Work to complete: Set the listing down again in full, word for word, with the pictures left out.

Material provided:
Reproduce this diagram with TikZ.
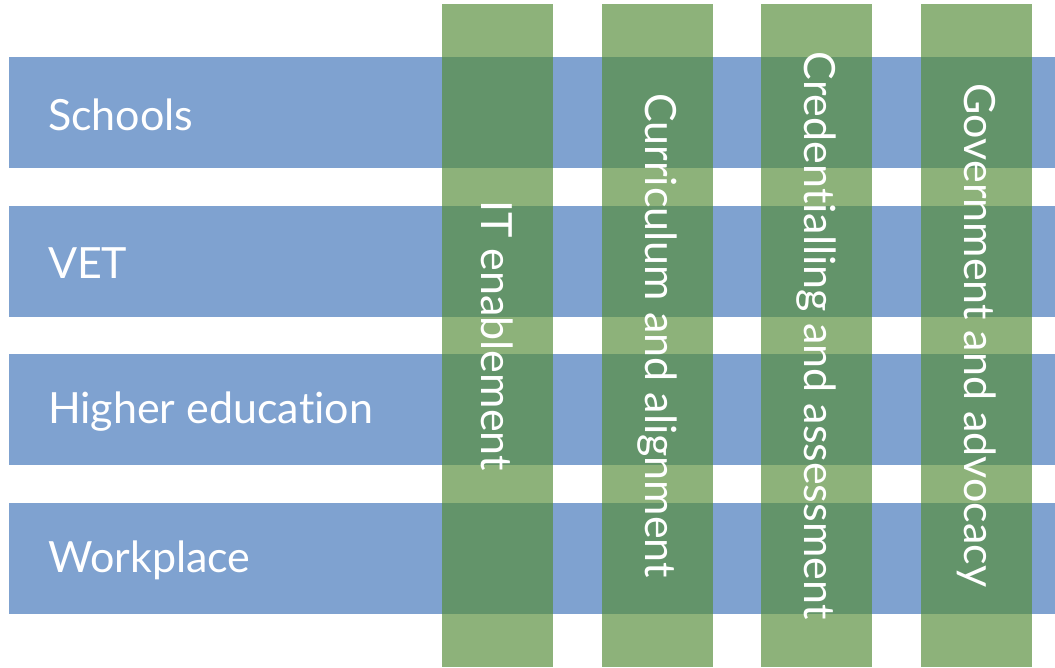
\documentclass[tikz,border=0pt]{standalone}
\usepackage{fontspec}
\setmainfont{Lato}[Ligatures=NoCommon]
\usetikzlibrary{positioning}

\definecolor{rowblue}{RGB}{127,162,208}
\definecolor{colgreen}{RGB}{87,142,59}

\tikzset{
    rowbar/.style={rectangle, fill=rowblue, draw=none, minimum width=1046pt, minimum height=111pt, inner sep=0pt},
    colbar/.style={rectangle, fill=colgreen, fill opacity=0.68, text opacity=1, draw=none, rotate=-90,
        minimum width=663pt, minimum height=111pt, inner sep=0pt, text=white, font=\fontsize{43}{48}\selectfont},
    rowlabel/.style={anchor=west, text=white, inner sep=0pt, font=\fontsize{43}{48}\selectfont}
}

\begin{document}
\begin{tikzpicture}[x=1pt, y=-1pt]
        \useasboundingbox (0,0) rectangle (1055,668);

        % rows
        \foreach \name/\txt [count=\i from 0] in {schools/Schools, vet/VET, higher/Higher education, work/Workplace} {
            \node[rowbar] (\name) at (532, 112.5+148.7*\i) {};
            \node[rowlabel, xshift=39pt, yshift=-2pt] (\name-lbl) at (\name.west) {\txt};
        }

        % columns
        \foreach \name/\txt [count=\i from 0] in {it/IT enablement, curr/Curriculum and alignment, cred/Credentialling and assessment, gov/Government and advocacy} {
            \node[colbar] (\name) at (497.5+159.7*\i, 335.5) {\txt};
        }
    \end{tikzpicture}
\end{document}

Exercise result:
Reproduce this diagram with TikZ.
\documentclass[tikz,border=0pt]{standalone}
\usepackage{fontspec}
\setmainfont{Lato}[Ligatures=NoCommon]
\usetikzlibrary{positioning}

\definecolor{rowblue}{RGB}{127,162,208}
\definecolor{colgreen}{RGB}{87,142,59}

\tikzset{
    rowbar/.style={rectangle, fill=rowblue, draw=none, minimum width=1046pt, minimum height=111pt, inner sep=0pt},
    colbar/.style={rectangle, fill=colgreen, fill opacity=0.68, text opacity=1, draw=none, rotate=-90,
        minimum width=663pt, minimum height=111pt, inner sep=0pt, text=white, font=\fontsize{43}{48}\selectfont},
    rowlabel/.style={anchor=west, text=white, inner sep=0pt, font=\fontsize{43}{48}\selectfont}
}

\begin{document}
\begin{tikzpicture}[x=1pt, y=-1pt]
        \useasboundingbox (0,0) rectangle (1055,668);

        % rows
        \foreach \name/\txt [count=\i from 0] in {schools/Schools, vet/VET, higher/Higher education, work/Workplace} {
            \node[rowbar] (\name) at (532, 112.5+148.7*\i) {};
            \node[rowlabel, xshift=39pt, yshift=-2pt] (\name-lbl) at (\name.west) {\txt};
        }

        % columns
        \foreach \name/\txt [count=\i from 0] in {it/IT enablement, curr/Curriculum and alignment, cred/Credentialling and assessment, gov/Government and advocacy} {
            \node[colbar] (\name) at (497.5+159.7*\i, 335.5) {\txt};
        }
    \end{tikzpicture}
\end{document}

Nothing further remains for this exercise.